Headline Industry Data - 2012 air freight tonnage is expected to grow by 7.8%. - 2012 rail freight is forecast to grow by 5.7%. - 2012 Port of Shanghai throughput is forecast to grow by 5.4%. - 2012 road freight is forecast to grow by 6.6%.
Key Industry Trends Landbridge Going Both Ways With BMW Germany-China Auto Parts Deal The development of the Asia-Europe Landbridge scheme has received a boost, with a major question surrounding the scheme's viability to function not only as a link for trade from Asia-Europe, but as a conduit for goods from Europe to Asia, being answered: BMW is to use the rail link to meet its logistic requirements to supply its China assembly plant with auto parts from Europe.
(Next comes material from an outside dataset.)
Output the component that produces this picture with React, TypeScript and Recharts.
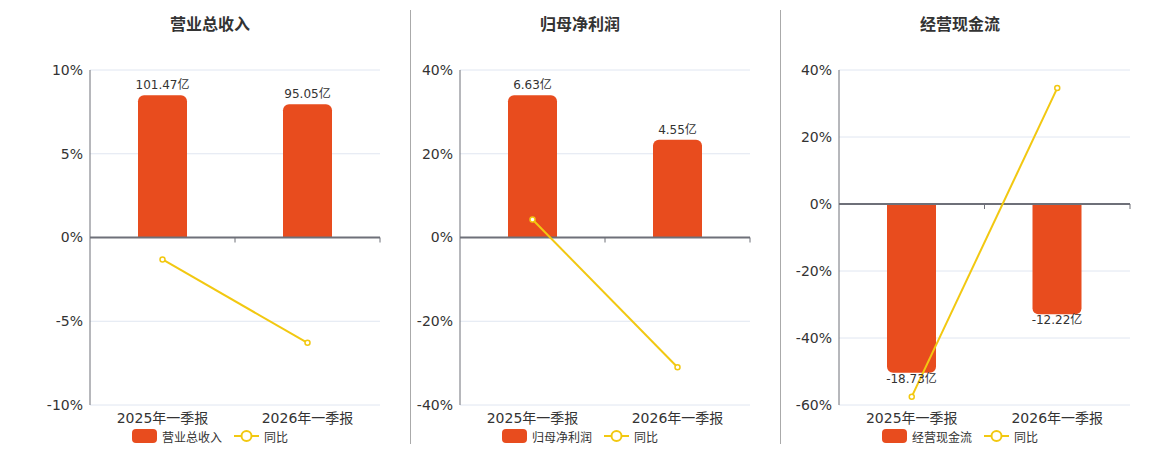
import React from 'react';
import { ComposedChart, Bar, Line, XAxis, YAxis, CartesianGrid, ReferenceLine, LabelList } from 'recharts';

const categories = ['2025年一季报', '2026年一季报'];

const revenueValues = [101.47, 95.05];
const revenueYoY = [-1.31, -6.29];
const revenueTicks = [-10, -5, 0, 5, 10];

const profitValues = [6.63, 4.55];
const profitYoY = [4.3, -31.0];
const profitTicks = [-40, -20, 0, 20, 40];

const cashValues = [-18.73, -12.22];
const cashYoY = [-57.5, 34.6];
const cashTicks = [-60, -40, -20, 0, 20, 40];

const FONT = '"DejaVu Sans", "Noto Sans CJK SC", sans-serif';
const BAR_COLOR = '#E84C1E';
const LINE_COLOR = '#F2C811';
const AXIS_COLOR = '#6E7079';
const GRID_COLOR = '#E0E6F1';
const TEXT_COLOR = '#333';

type PanelProps = {
  title: string;
  barName: string;
  values: number[];
  yoy: number[];
  ticks: number[];
  amtDomain: [number, number];
  left: number;
  width: number;
  titleCenter: number;
};

const BarLabel = (props: any) => {
  const { x, y, width, height, value } = props;
  const top = Math.min(y, y + height);
  const bottom = Math.max(y, y + height);
  const cx = x + width / 2;
  const neg = value < 0;
  return (
    <text
      x={cx}
      y={neg ? bottom + 10 : top - 6}
      textAnchor="middle"
      fontSize={12}
      fill={TEXT_COLOR}
      fontFamily={FONT}
    >
      {`${value}亿`}
    </text>
  );
};

const ZeroLine = (n: number) => (props: any) => {
  const { x1, y1, x2, y2 } = props;
  const marks = [];
  for (let i = 1; i <= n; i++) {
    const x = x1 + ((x2 - x1) * i) / n;
    marks.push(<line key={i} x1={x} y1={y1} x2={x} y2={y1 + 5} stroke={AXIS_COLOR} strokeWidth={1} />);
  }
  return (
    <g>
      <line x1={x1} y1={y1} x2={x2} y2={y2} stroke={AXIS_COLOR} strokeWidth={2} />
      {marks}
    </g>
  );
};

const Legend = ({ barName, center }: { barName: string; center: number }) => (
  <div
    style={{
      position: 'absolute',
      top: 428,
      left: center - 100,
      width: 200,
      display: 'flex',
      justifyContent: 'center',
      alignItems: 'center',
      fontFamily: FONT,
      fontSize: 12,
      color: TEXT_COLOR,
      height: 16,
    }}
  >
    <span style={{ display: 'inline-block', width: 25, height: 14, background: BAR_COLOR, borderRadius: 4, marginRight: 5 }} />
    <span style={{ marginRight: 12 }}>{barName}</span>
    <svg width={25} height={14} style={{ marginRight: 5 }}>
      <line x1={0} y1={7} x2={25} y2={7} stroke={LINE_COLOR} strokeWidth={2} />
      <circle cx={12.5} cy={7} r={5} fill="#fff" stroke={LINE_COLOR} strokeWidth={2} />
    </svg>
    <span>同比</span>
  </div>
);

const Panel = ({ title, barName, values, yoy, ticks, amtDomain, left, width, titleCenter }: PanelProps) => {
  const data = categories.map((c, i) => ({ name: c, amount: values[i], yoy: yoy[i] }));
  return (
    <>
      <div
        style={{
          position: 'absolute',
          top: 11,
          left: titleCenter - 100,
          width: 200,
          textAlign: 'center',
          fontFamily: '"Noto Sans CJK SC", sans-serif',
          fontWeight: 'bold',
          fontSize: 16,
          color: TEXT_COLOR,
        }}
      >
        {title}
      </div>
      <div style={{ position: 'absolute', left, top: 0 }}>
        <ComposedChart width={width} height={450} data={data} margin={{ top: 70, right: 20, bottom: 15, left: 0 }}>
          <CartesianGrid horizontal vertical={false} stroke={GRID_COLOR} />
          <XAxis
            dataKey="name"
            axisLine={false}
            tickLine={false}
            height={30}
            tick={{ fontSize: 14, fill: TEXT_COLOR, fontFamily: FONT }}
            interval={0}
          />
          <YAxis
            width={90}
            domain={[ticks[0], ticks[ticks.length - 1]]}
            ticks={ticks}
            tickFormatter={(v: number) => `${v}%`}
            axisLine={{ stroke: AXIS_COLOR }}
            tickLine={false}
            tickSize={5}
            tick={{ fontSize: 14, fill: TEXT_COLOR, fontFamily: FONT }}
            allowDataOverflow
          />
          <YAxis yAxisId="amt" hide domain={amtDomain} allowDataOverflow />
          <Bar yAxisId="amt" dataKey="amount" fill={BAR_COLOR} barSize={49} radius={[6, 6, 0, 0]} isAnimationActive={false}>
            <LabelList dataKey="amount" content={BarLabel} />
          </Bar>
          <ReferenceLine y={0} shape={ZeroLine(categories.length)} />
          <Line
            dataKey="yoy"
            stroke={LINE_COLOR}
            strokeWidth={2}
            dot={{ r: 2.5, fill: '#fff', stroke: LINE_COLOR, strokeWidth: 1.5 }}
            activeDot={false}
            isAnimationActive={false}
          />
        </ComposedChart>
      </div>
      <Legend barName={barName} center={titleCenter} />
    </>
  );
};

export default function App() {
  return (
    <div style={{ position: 'absolute', left: 0, top: 0, width: 1160, height: 450, background: '#fff' }}>
      <Panel
        title="营业总收入"
        barName="营业总收入"
        values={revenueValues}
        yoy={revenueYoY}
        ticks={revenueTicks}
        amtDomain={[-119.4, 119.4]}
        left={0}
        width={400}
        titleCenter={210}
      />
      <Panel
        title="归母净利润"
        barName="归母净利润"
        values={profitValues}
        yoy={profitYoY}
        ticks={profitTicks}
        amtDomain={[-7.8, 7.8]}
        left={370}
        width={400}
        titleCenter={580}
      />
      <Panel
        title="经营现金流"
        barName="经营现金流"
        values={cashValues}
        yoy={cashYoY}
        ticks={cashTicks}
        amtDomain={[-22.3, 14.87]}
        left={749}
        width={401}
        titleCenter={960}
      />
      <div style={{ position: 'absolute', left: 410, top: 10, width: 1, height: 434, background: '#AAAAAA' }} />
      <div style={{ position: 'absolute', left: 780, top: 10, width: 1, height: 434, background: '#AAAAAA' }} />
    </div>
  );
}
China Rising To Coal Supply Chain Challenge BMI have previously highlighted the fact that the main drivers of development in the coal supply chain are the coal miners, who stand to benefit the most from a congestion-free and reliable export network. However, as a major consumer of coal - China ranked as the world's second largest importer of coal in 2010, according to IEA data - the country has an interest in ensuring that the raw material can reach it easily. As such, BMI believe that it is set to become more involved in global coal transport projects.
New Yangtze River Port To Capitalise On Growing Inland Trade Singapore-listed Keppel Telecommunications & Transportation (KTT) and Hong Kong-listed Sinotrans have established a joint venture (JV) to build and operate a river port at the Chinese city of Wuhu, located on the Yangtze River in Anhui Province. BMI believes the location of the port and the trend of Chinese manufacturing moving further inland will guarantee the JV's success.
Risks To Outlook Risks to China's freight transport sector are primarily to the downside, with our growth projections for all modes contingent on the strength of the country's international trade volumes. The increasingly bearish outlook for the US consumer threatens to dampen US demand for Chinese imports, which will in turn slow down Chinese economic growth. As a result there is a possibility that BMI could see a slowdown in Chinese demand for raw material imports, leaving the Chinese freight transport sector with weakening volumes.